Print the listing from its top line through the line containing "const yTicks = [10,20,30,40,50,60,70,80,90,100];", nothing more, and leave out the pictures.

------------------------------------------------

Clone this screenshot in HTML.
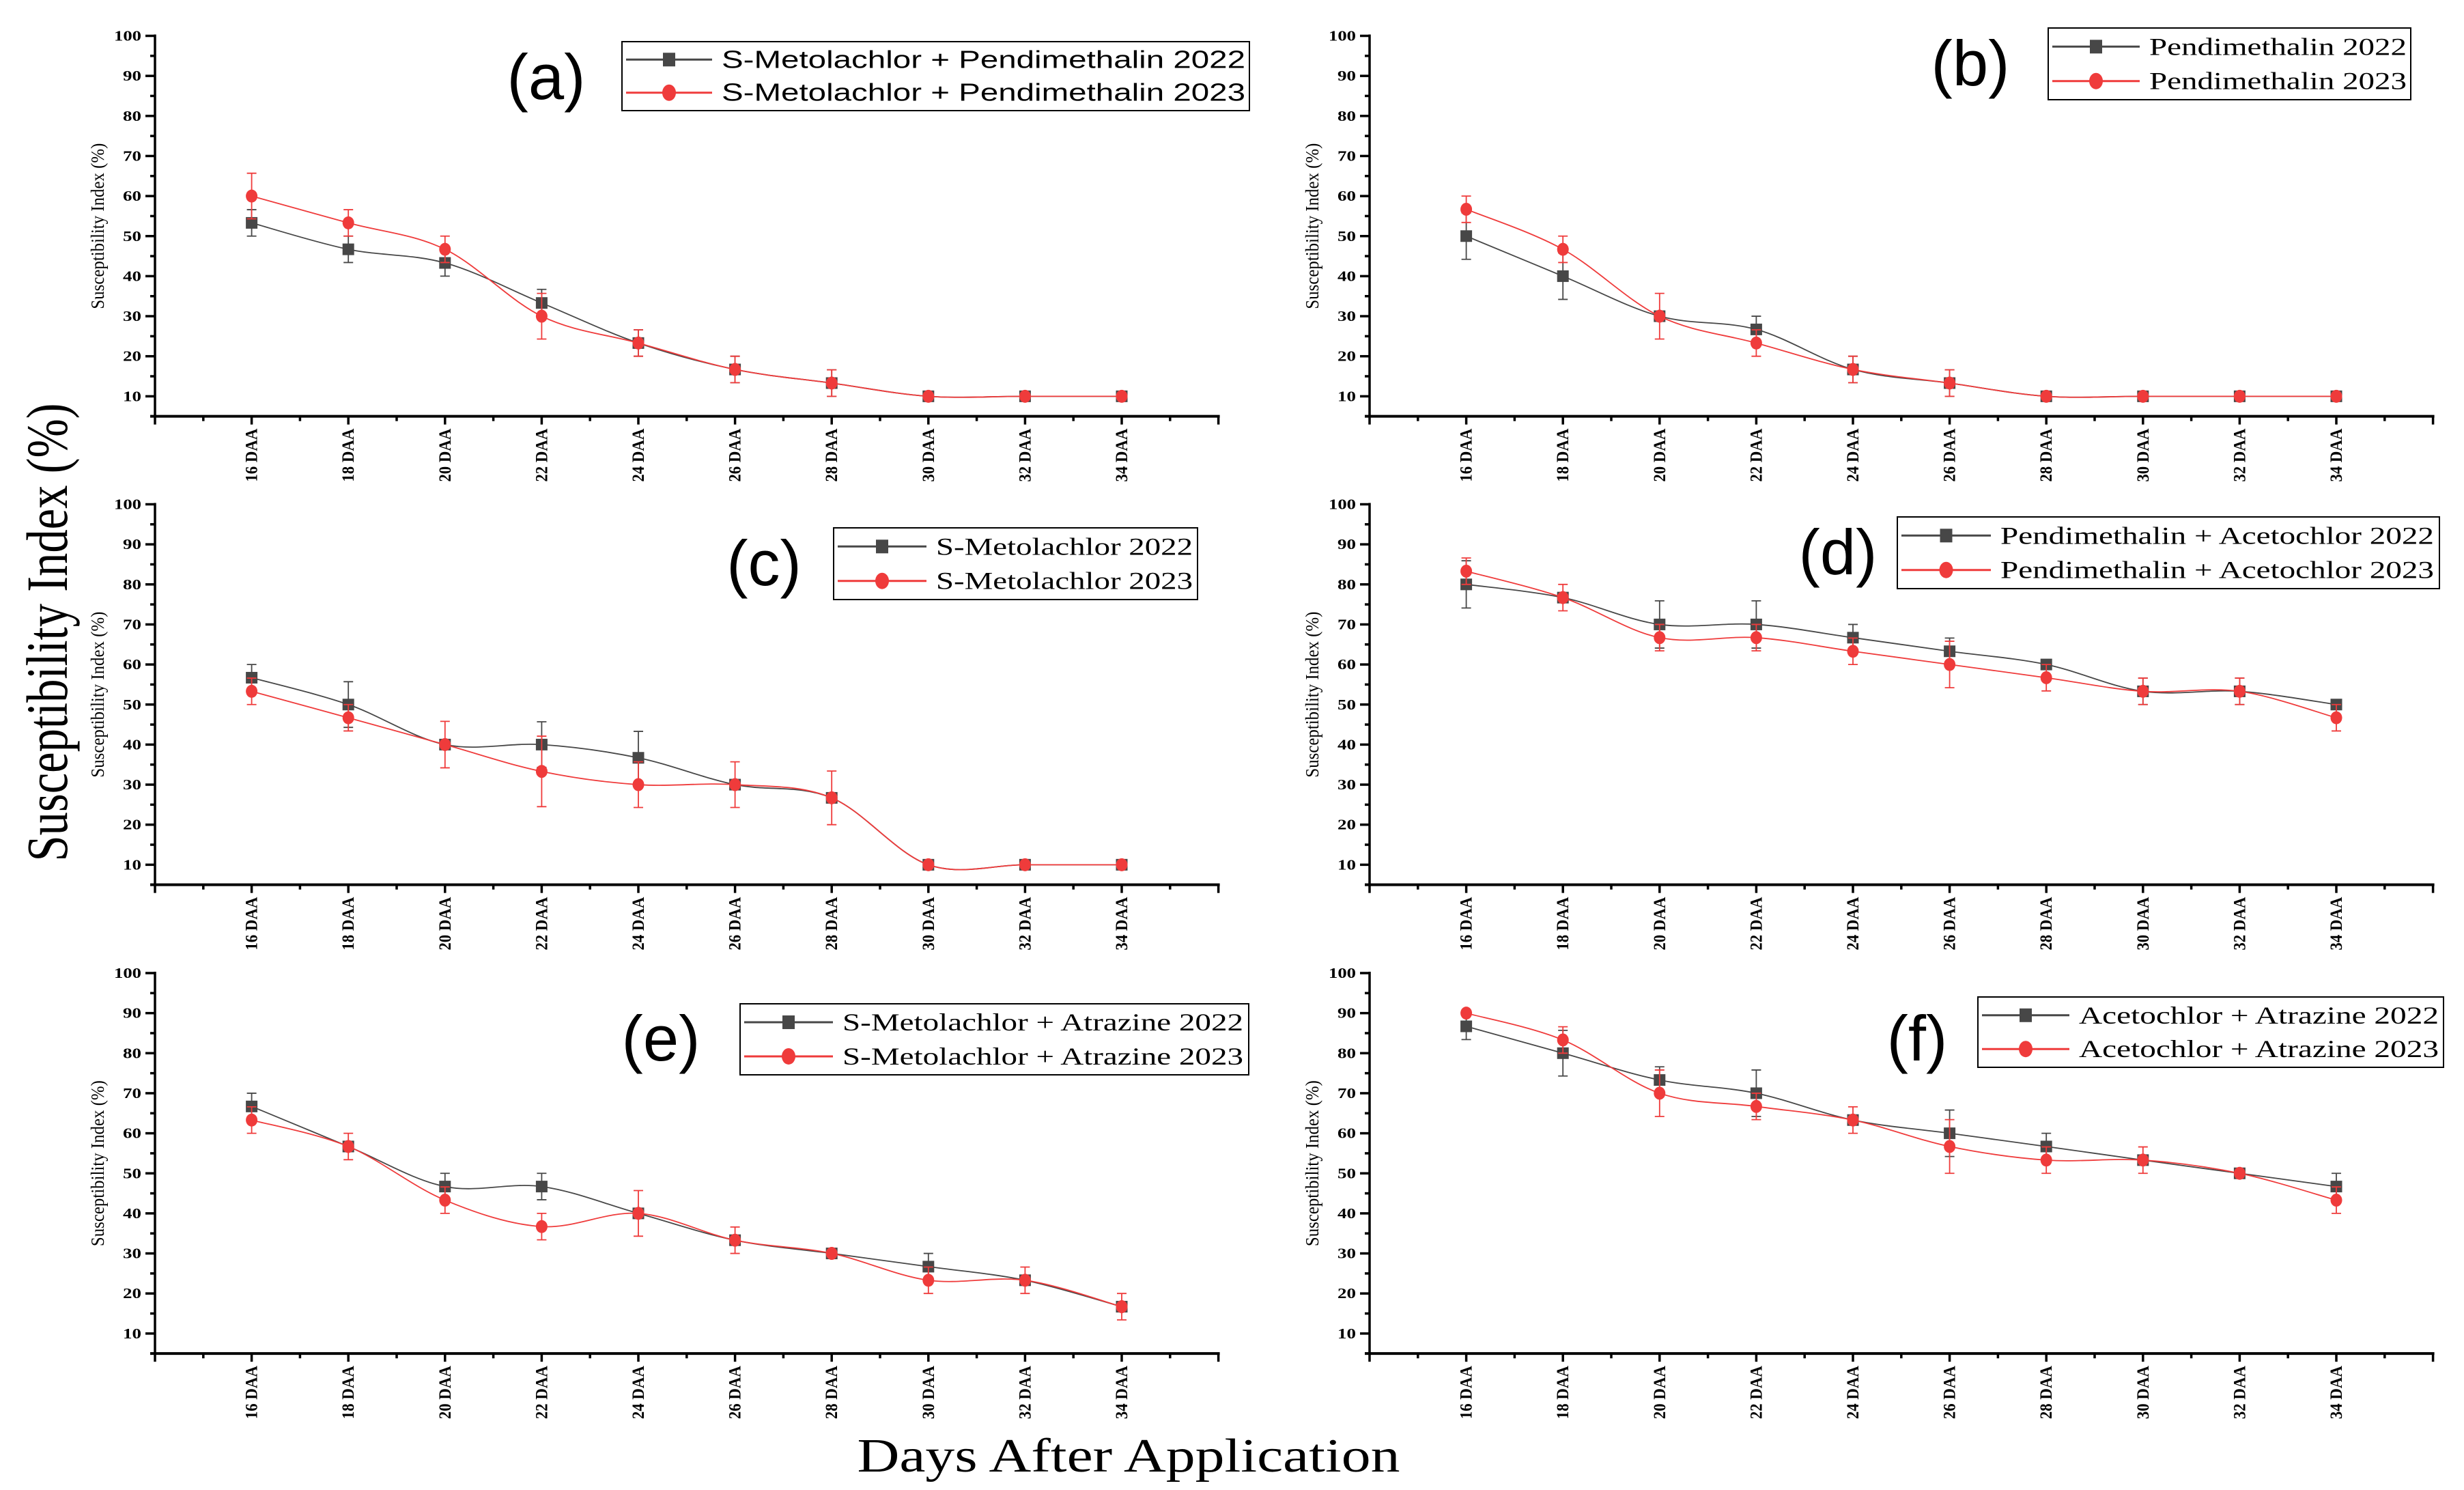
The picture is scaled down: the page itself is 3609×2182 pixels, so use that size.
<!DOCTYPE html>
<html><head><meta charset="utf-8"><title>Susceptibility Index panels</title>
<style>html,body{margin:0;padding:0;background:#fff}svg{display:block}</style></head>
<body>
<svg id="chart" xmlns="http://www.w3.org/2000/svg" width="3609" height="2182" viewBox="0 0 3609 2182">
<rect width="3609" height="2182" fill="#fff"/>
<text transform="translate(98,926) rotate(-90)" text-anchor="middle" font-family="Liberation Serif, serif" font-size="86" textLength="671" lengthAdjust="spacingAndGlyphs">Susceptibility Index (%)</text>
<text x="1653" y="2155" text-anchor="middle" font-family="Liberation Serif, serif" font-size="70" textLength="795" lengthAdjust="spacingAndGlyphs">Days After Application</text>
</svg>
<script>
const categories = ['16 DAA','18 DAA','20 DAA','22 DAA','24 DAA','26 DAA','28 DAA','30 DAA','32 DAA','34 DAA'];
const yTicks = [10,20,30,40,50,60,70,80,90,100];

const aVals2022 = [53.3,46.7,43.3,33.3,23.3,16.7,13.3,10,10,10];
const aErr2022  = [3.3,3.3,3.3,3.4,3.3,3.3,3.3,0,0,0];
const aVals2023 = [60,53.3,46.7,30,23.3,16.7,13.3,10,10,10];
const aErr2023  = [5.7,3.3,3.3,5.7,3.3,3.3,3.3,0,0,0];

const bVals2022 = [50,40,30,26.7,16.7,13.3,10,10,10,10];
const bErr2022  = [5.8,5.8,0,3.3,3.3,3.3,0,0,0,0];
const bVals2023 = [56.7,46.7,30,23.3,16.7,13.3,10,10,10,10];
const bErr2023  = [3.3,3.3,5.7,3.3,3.3,3.3,0,0,0,0];

const cVals2022 = [56.7,50,40,40,36.7,30,26.7,10,10,10];
const cErr2022  = [3.3,5.7,0,5.7,6.6,0,0,0,0,0];
const cVals2023 = [53.3,46.7,40,33.3,30,30,26.7,10,10,10];
const cErr2023  = [3.3,3.3,5.8,8.8,5.7,5.7,6.7,0,0,0];

const dVals2022 = [80,76.7,70,70,66.7,63.3,60,53.3,53.3,50];
const dErr2022  = [5.9,0,5.9,5.9,3.3,3.3,0,3.3,3.3,0];
const dVals2023 = [83.3,76.7,66.7,66.7,63.3,60,56.7,53.3,53.3,46.7];
const dErr2023  = [3.3,3.3,3.3,3.3,3.3,5.8,3.3,3.3,3.3,3.3];

const eVals2022 = [66.7,56.7,46.7,46.7,40,33.3,30,26.7,23.3,16.7];
const eErr2022  = [3.3,0,3.3,3.3,0,0,0,3.3,0,0];
const eVals2023 = [63.3,56.7,43.3,36.7,40,33.3,30,23.3,23.3,16.7];
const eErr2023  = [3.3,3.3,3.3,3.3,5.7,3.3,0,3.3,3.3,3.3];

const fVals2022 = [86.7,80,73.3,70,63.3,60,56.7,53.3,50,46.7];
const fErr2022  = [3.3,5.7,3.3,5.8,0,5.8,3.3,0,0,3.3];
const fVals2023 = [90,83.3,70,66.7,63.3,56.7,53.3,53.3,50,43.3];
const fErr2023  = [0,3.3,5.8,3.3,3.3,6.7,3.3,3.3,0,3.3];

const legendA = ['S-Metolachlor + Pendimethalin 2022','S-Metolachlor + Pendimethalin 2023'];
const legendB = ['Pendimethalin 2022','Pendimethalin 2023'];
const legendC = ['S-Metolachlor 2022','S-Metolachlor 2023'];
const legendD = ['Pendimethalin + Acetochlor 2022','Pendimethalin + Acetochlor 2023'];
const legendE = ['S-Metolachlor + Atrazine 2022','S-Metolachlor + Atrazine 2023'];
const legendF = ['Acetochlor + Atrazine 2022','Acetochlor + Atrazine 2023'];

const NS = 'http://www.w3.org/2000/svg';
const svg = document.getElementById('chart');
const GRAY = '#474747', RED = '#ef3b3b';

function mk(tag, attrs, parent) {
  const e = document.createElementNS(NS, tag);
  for (const k in attrs) e.setAttribute(k, attrs[k]);
  parent.appendChild(e);
  return e;
}

const panels = [
  {id:'a', ax:227, top:52.5, v22:aVals2022, e22:aErr2022, v23:aVals2023, e23:aErr2023, leg:legendA, box:[911,61,1830,162], tx:1057, tl:767, sans:true, lx:800, ly:139},
  {id:'b', ax:2006, top:52.5, v22:bVals2022, e22:bErr2022, v23:bVals2023, e23:bErr2023, leg:legendB, box:[3000,41,3531,146], tx:3148, tl:377, sans:false, lx:2886, ly:119},
  {id:'c', ax:227, top:738.5, v22:cVals2022, e22:cErr2022, v23:cVals2023, e23:cErr2023, leg:legendC, box:[1221,773,1754,878], tx:1371, tl:376, sans:false, lx:1119, ly:851},
  {id:'d', ax:2006, top:738.5, v22:dVals2022, e22:dErr2022, v23:dVals2023, e23:dErr2023, leg:legendD, box:[2779,757,3573,862], tx:2930, tl:635, sans:false, lx:2692, ly:835},
  {id:'e', ax:227, top:1425, v22:eVals2022, e22:eErr2022, v23:eVals2023, e23:eErr2023, leg:legendE, box:[1084,1470,1829,1574], tx:1234, tl:587, sans:false, lx:968, ly:1547},
  {id:'f', ax:2006, top:1425, v22:fVals2022, e22:fErr2022, v23:fVals2023, e23:fErr2023, leg:legendF, box:[2897,1460,3579,1563], tx:3045, tl:527, sans:false, lx:2808, ly:1547}
];

const STEP = 141.6, PERUNIT = 5.865;

function splinePath(pts) {
  let d = 'M' + pts[0][0] + ',' + pts[0][1];
  for (let i = 0; i < pts.length - 1; i++) {
    const p0 = pts[Math.max(0, i - 1)], p1 = pts[i], p2 = pts[i + 1], p3 = pts[Math.min(pts.length - 1, i + 2)];
    const c1x = p1[0] + (p2[0] - p0[0]) / 6, c1y = p1[1] + (p2[1] - p0[1]) / 6;
    const c2x = p2[0] - (p3[0] - p1[0]) / 6, c2y = p2[1] - (p3[1] - p1[1]) / 6;
    d += ' C' + c1x + ',' + c1y + ' ' + c2x + ',' + c2y + ' ' + p2[0] + ',' + p2[1];
  }
  return d;
}

panels.forEach(p => {
  const g = mk('g', {}, svg);
  
  
  const xs = i => p.ax + STEP * (i + 1);
  const ys = v => p.top + (100 - v) * PERUNIT;
  const bottom = ys(5);
  const right = p.ax + STEP * 11;

  const yAxis = mk('g', {}, g);
  
  
  mk('line', {x1:p.ax, y1:ys(100) - 2, x2:p.ax, y2:bottom + 2, stroke:'#000', 'stroke-width':3.5}, yAxis);
  yTicks.forEach(t => {
    mk('line', {x1:p.ax - 14, y1:ys(t), x2:p.ax, y2:ys(t), stroke:'#000', 'stroke-width':3.5}, yAxis);
    mk('line', {x1:p.ax - 7, y1:ys(t - 5), x2:p.ax, y2:ys(t - 5), stroke:'#000', 'stroke-width':3.5}, yAxis);
    const lb = mk('text', {x:p.ax - 20, y:ys(t) + 7, 'text-anchor':'end', 'font-family':'Liberation Serif, serif', 'font-weight':'bold', 'font-size':21, textLength:(t === 100 ? 40 : 27), lengthAdjust:'spacingAndGlyphs'}, yAxis);
    
    
    lb.textContent = t;
  });
  const yt = mk('text', {transform:'translate(' + (p.ax - 75) + ',' + ys(52.5) + ') rotate(-90)', 'text-anchor':'middle', 'font-family':'Liberation Serif, serif', 'font-size':27, textLength:243, lengthAdjust:'spacingAndGlyphs'}, yAxis);
  
  
  yt.textContent = 'Susceptibility Index (%)';

  const xAxis = mk('g', {}, g);
  
  
  mk('line', {x1:p.ax - 7, y1:bottom, x2:right + 2, y2:bottom, stroke:'#000', 'stroke-width':4}, xAxis);
  for (let k = -1; k <= 10; k++) {
    mk('line', {x1:xs(k), y1:bottom, x2:xs(k), y2:bottom + 12, stroke:'#000', 'stroke-width':3.5}, xAxis);
    if (k < 10) mk('line', {x1:xs(k) + STEP / 2, y1:bottom, x2:xs(k) + STEP / 2, y2:bottom + 7, stroke:'#000', 'stroke-width':3.5}, xAxis);
  }
  categories.forEach((c, i) => {
    const t = mk('text', {transform:'translate(' + (xs(i) + 8) + ',' + (bottom + 18) + ') rotate(-90)', 'text-anchor':'end', 'font-family':'Liberation Serif, serif', 'font-weight':'bold', 'font-size':25, textLength:78, lengthAdjust:'spacingAndGlyphs'}, xAxis);
    
    
    t.textContent = c;
  });

  [[p.v22, p.e22, GRAY, '2022'], [p.v23, p.e23, RED, '2023']].forEach(([vals, errs, col, yr]) => {
    const sg = mk('g', {}, g);
    
    
    const pts = vals.map((v, i) => [xs(i), ys(v)]);
    const ln = mk('path', {d:splinePath(pts), fill:'none', stroke:col, 'stroke-width':1.8}, sg);
    
    
    vals.forEach((v, i) => {
      const e = errs[i];
      if (e > 0) {
        const eb = mk('path', {d:'M' + xs(i) + ',' + ys(v - e) + ' V' + ys(v + e) + ' M' + (xs(i) - 7) + ',' + ys(v + e) + ' h14 M' + (xs(i) - 7) + ',' + ys(v - e) + ' h14', stroke:col, 'stroke-width':1.8, fill:'none'}, sg);
        
        
      }
      let m;
      if (yr === '2022') m = mk('rect', {x:xs(i) - 8.5, y:ys(v) - 8.5, width:17, height:17, fill:col}, sg);
      else m = mk('ellipse', {cx:xs(i), cy:ys(v), rx:8.5, ry:9.5, fill:col}, sg);
      
      
    });
  });

  const pl = mk('text', {x:p.lx, y:p.ly + 6, 'text-anchor':'middle', 'font-family':'Liberation Sans, sans-serif', 'font-size':94}, g);
  
  
  pl.textContent = '(' + p.id + ')';

  const [bx1, by1, bx2, by2] = p.box;
  const lg = mk('g', {}, g);
  
  
  mk('rect', {x:bx1, y:by1, width:bx2 - bx1, height:by2 - by1, fill:'#fff', stroke:'#000', 'stroke-width':2}, lg);
  const h = by2 - by1;
  [[GRAY, 0.26], [RED, 0.74]].forEach(([col, f], k) => {
    const ry = by1 + h * f;
    const l1 = bx1 + 6, l2 = p.tx - 14, mx = (l1 + l2) / 2;
    const entry = mk('g', {}, lg);
    
    
    mk('line', {x1:l1, y1:ry, x2:l2, y2:ry, stroke:col, 'stroke-width':3}, entry);
    if (k === 0) mk('rect', {x:mx - 9, y:ry - 10, width:18, height:20, fill:col}, entry);
    else mk('ellipse', {cx:mx, cy:ry, rx:10, ry:12, fill:col}, entry);
    const t = mk('text', {x:p.tx, y:ry + 12, 'font-family':(p.sans ? 'Liberation Sans, sans-serif' : 'Liberation Serif, serif'), 'font-size':36, textLength:p.tl, lengthAdjust:'spacingAndGlyphs'}, entry);
    t.textContent = p.leg[k];
  });
});
</script>
</body></html>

------------------------------------------------

Written answer:
Clone this screenshot in HTML.
The picture is scaled down: the page itself is 3609×2182 pixels, so use that size.
<!DOCTYPE html>
<html><head><meta charset="utf-8"><title>Susceptibility Index panels</title>
<style>html,body{margin:0;padding:0;background:#fff}svg{display:block}</style></head>
<body>
<svg id="chart" xmlns="http://www.w3.org/2000/svg" width="3609" height="2182" viewBox="0 0 3609 2182">
<rect width="3609" height="2182" fill="#fff"/>
<text transform="translate(98,926) rotate(-90)" text-anchor="middle" font-family="Liberation Serif, serif" font-size="86" textLength="671" lengthAdjust="spacingAndGlyphs">Susceptibility Index (%)</text>
<text x="1653" y="2155" text-anchor="middle" font-family="Liberation Serif, serif" font-size="70" textLength="795" lengthAdjust="spacingAndGlyphs">Days After Application</text>
</svg>
<script>
const categories = ['16 DAA','18 DAA','20 DAA','22 DAA','24 DAA','26 DAA','28 DAA','30 DAA','32 DAA','34 DAA'];
const yTicks = [10,20,30,40,50,60,70,80,90,100];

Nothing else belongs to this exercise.